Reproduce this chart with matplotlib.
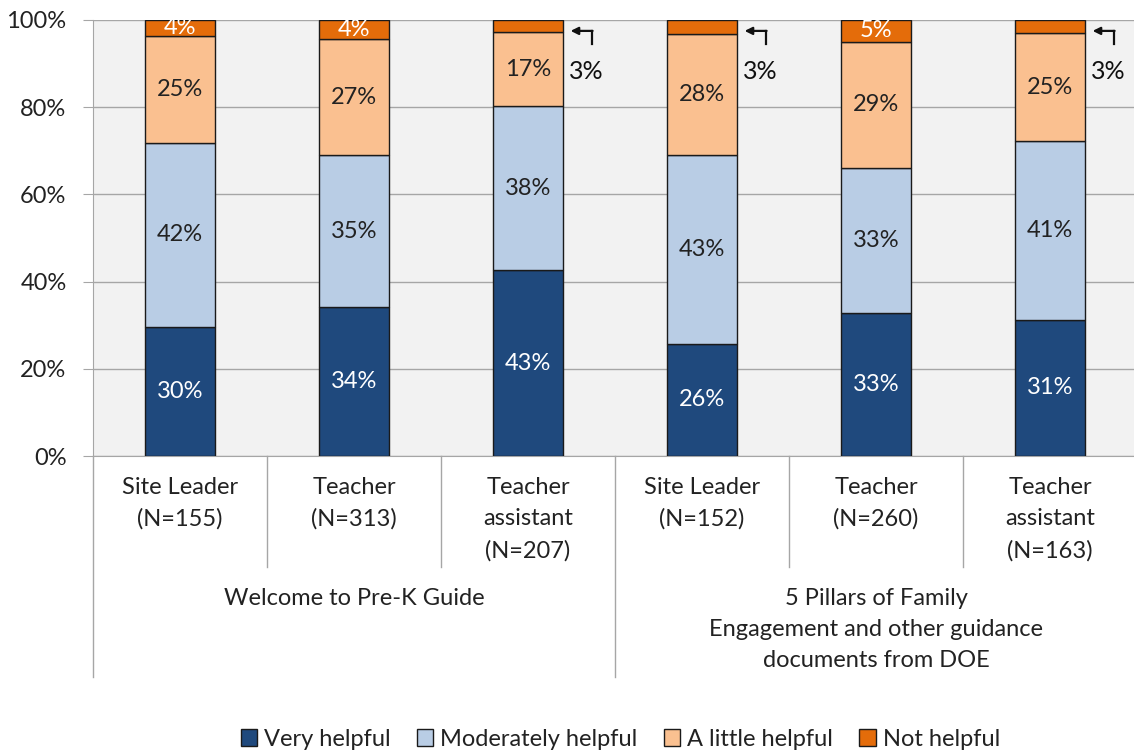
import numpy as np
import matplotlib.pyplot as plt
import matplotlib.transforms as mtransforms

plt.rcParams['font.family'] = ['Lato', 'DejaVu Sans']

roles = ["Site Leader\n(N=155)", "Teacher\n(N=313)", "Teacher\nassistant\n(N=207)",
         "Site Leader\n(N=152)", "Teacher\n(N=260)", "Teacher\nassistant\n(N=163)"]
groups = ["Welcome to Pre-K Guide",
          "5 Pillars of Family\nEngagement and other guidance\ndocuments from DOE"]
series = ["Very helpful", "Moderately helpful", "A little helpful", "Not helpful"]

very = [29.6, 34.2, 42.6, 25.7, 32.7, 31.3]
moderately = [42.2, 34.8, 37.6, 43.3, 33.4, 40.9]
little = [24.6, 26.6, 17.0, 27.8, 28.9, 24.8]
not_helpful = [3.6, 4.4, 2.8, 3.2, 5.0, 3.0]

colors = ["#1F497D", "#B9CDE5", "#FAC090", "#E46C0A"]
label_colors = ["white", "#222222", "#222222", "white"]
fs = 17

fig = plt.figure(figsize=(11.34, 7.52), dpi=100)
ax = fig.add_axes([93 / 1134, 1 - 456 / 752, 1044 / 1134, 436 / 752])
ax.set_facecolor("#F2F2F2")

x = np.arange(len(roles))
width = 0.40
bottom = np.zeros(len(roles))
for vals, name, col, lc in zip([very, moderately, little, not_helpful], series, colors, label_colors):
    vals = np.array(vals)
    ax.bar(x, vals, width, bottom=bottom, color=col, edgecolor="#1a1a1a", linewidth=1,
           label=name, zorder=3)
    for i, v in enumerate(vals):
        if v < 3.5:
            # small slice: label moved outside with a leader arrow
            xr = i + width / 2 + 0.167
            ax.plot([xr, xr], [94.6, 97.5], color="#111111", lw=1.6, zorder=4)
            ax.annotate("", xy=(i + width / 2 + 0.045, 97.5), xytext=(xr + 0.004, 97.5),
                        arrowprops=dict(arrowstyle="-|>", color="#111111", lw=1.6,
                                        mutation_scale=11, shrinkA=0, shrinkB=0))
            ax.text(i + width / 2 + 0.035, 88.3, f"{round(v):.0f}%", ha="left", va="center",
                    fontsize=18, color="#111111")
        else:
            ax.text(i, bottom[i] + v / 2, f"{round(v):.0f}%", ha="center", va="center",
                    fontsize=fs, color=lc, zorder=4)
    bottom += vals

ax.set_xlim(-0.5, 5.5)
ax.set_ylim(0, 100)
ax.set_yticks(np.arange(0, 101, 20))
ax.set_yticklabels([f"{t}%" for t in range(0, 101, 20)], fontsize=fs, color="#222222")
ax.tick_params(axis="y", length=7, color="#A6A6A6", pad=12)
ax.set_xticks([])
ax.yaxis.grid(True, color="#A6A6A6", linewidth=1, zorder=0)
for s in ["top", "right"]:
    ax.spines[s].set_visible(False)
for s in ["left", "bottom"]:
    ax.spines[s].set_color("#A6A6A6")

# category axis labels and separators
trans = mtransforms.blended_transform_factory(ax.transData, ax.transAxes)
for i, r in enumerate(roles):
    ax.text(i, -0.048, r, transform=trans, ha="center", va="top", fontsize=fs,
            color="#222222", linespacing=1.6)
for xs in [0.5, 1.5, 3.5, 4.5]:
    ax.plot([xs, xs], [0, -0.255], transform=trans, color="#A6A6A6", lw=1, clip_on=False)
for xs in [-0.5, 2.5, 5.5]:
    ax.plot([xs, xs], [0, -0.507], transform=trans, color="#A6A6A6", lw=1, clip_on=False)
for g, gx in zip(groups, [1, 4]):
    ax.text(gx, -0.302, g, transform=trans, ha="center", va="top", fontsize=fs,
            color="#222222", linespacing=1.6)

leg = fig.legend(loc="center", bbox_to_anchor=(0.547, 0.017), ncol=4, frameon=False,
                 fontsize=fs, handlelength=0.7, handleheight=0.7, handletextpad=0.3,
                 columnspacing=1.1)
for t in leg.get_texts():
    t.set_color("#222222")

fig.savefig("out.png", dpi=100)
_ _ _ _ _
# Written problem:
Repeat the lines above exactly, and keep every picture out.

# Exercise result:
Reproduce this chart with matplotlib.
import numpy as np
import matplotlib.pyplot as plt
import matplotlib.transforms as mtransforms

plt.rcParams['font.family'] = ['Lato', 'DejaVu Sans']

roles = ["Site Leader\n(N=155)", "Teacher\n(N=313)", "Teacher\nassistant\n(N=207)",
         "Site Leader\n(N=152)", "Teacher\n(N=260)", "Teacher\nassistant\n(N=163)"]
groups = ["Welcome to Pre-K Guide",
          "5 Pillars of Family\nEngagement and other guidance\ndocuments from DOE"]
series = ["Very helpful", "Moderately helpful", "A little helpful", "Not helpful"]

very = [29.6, 34.2, 42.6, 25.7, 32.7, 31.3]
moderately = [42.2, 34.8, 37.6, 43.3, 33.4, 40.9]
little = [24.6, 26.6, 17.0, 27.8, 28.9, 24.8]
not_helpful = [3.6, 4.4, 2.8, 3.2, 5.0, 3.0]

colors = ["#1F497D", "#B9CDE5", "#FAC090", "#E46C0A"]
label_colors = ["white", "#222222", "#222222", "white"]
fs = 17

fig = plt.figure(figsize=(11.34, 7.52), dpi=100)
ax = fig.add_axes([93 / 1134, 1 - 456 / 752, 1044 / 1134, 436 / 752])
ax.set_facecolor("#F2F2F2")

x = np.arange(len(roles))
width = 0.40
bottom = np.zeros(len(roles))
for vals, name, col, lc in zip([very, moderately, little, not_helpful], series, colors, label_colors):
    vals = np.array(vals)
    ax.bar(x, vals, width, bottom=bottom, color=col, edgecolor="#1a1a1a", linewidth=1,
           label=name, zorder=3)
    for i, v in enumerate(vals):
        if v < 3.5:
            # small slice: label moved outside with a leader arrow
            xr = i + width / 2 + 0.167
            ax.plot([xr, xr], [94.6, 97.5], color="#111111", lw=1.6, zorder=4)
            ax.annotate("", xy=(i + width / 2 + 0.045, 97.5), xytext=(xr + 0.004, 97.5),
                        arrowprops=dict(arrowstyle="-|>", color="#111111", lw=1.6,
                                        mutation_scale=11, shrinkA=0, shrinkB=0))
            ax.text(i + width / 2 + 0.035, 88.3, f"{round(v):.0f}%", ha="left", va="center",
                    fontsize=18, color="#111111")
        else:
            ax.text(i, bottom[i] + v / 2, f"{round(v):.0f}%", ha="center", va="center",
                    fontsize=fs, color=lc, zorder=4)
    bottom += vals

ax.set_xlim(-0.5, 5.5)
ax.set_ylim(0, 100)
ax.set_yticks(np.arange(0, 101, 20))
ax.set_yticklabels([f"{t}%" for t in range(0, 101, 20)], fontsize=fs, color="#222222")
ax.tick_params(axis="y", length=7, color="#A6A6A6", pad=12)
ax.set_xticks([])
ax.yaxis.grid(True, color="#A6A6A6", linewidth=1, zorder=0)
for s in ["top", "right"]:
    ax.spines[s].set_visible(False)
for s in ["left", "bottom"]:
    ax.spines[s].set_color("#A6A6A6")

# category axis labels and separators
trans = mtransforms.blended_transform_factory(ax.transData, ax.transAxes)
for i, r in enumerate(roles):
    ax.text(i, -0.048, r, transform=trans, ha="center", va="top", fontsize=fs,
            color="#222222", linespacing=1.6)
for xs in [0.5, 1.5, 3.5, 4.5]:
    ax.plot([xs, xs], [0, -0.255], transform=trans, color="#A6A6A6", lw=1, clip_on=False)
for xs in [-0.5, 2.5, 5.5]:
    ax.plot([xs, xs], [0, -0.507], transform=trans, color="#A6A6A6", lw=1, clip_on=False)
for g, gx in zip(groups, [1, 4]):
    ax.text(gx, -0.302, g, transform=trans, ha="center", va="top", fontsize=fs,
            color="#222222", linespacing=1.6)

leg = fig.legend(loc="center", bbox_to_anchor=(0.547, 0.017), ncol=4, frameon=False,
                 fontsize=fs, handlelength=0.7, handleheight=0.7, handletextpad=0.3,
                 columnspacing=1.1)
for t in leg.get_texts():
    t.set_color("#222222")

fig.savefig("out.png", dpi=100)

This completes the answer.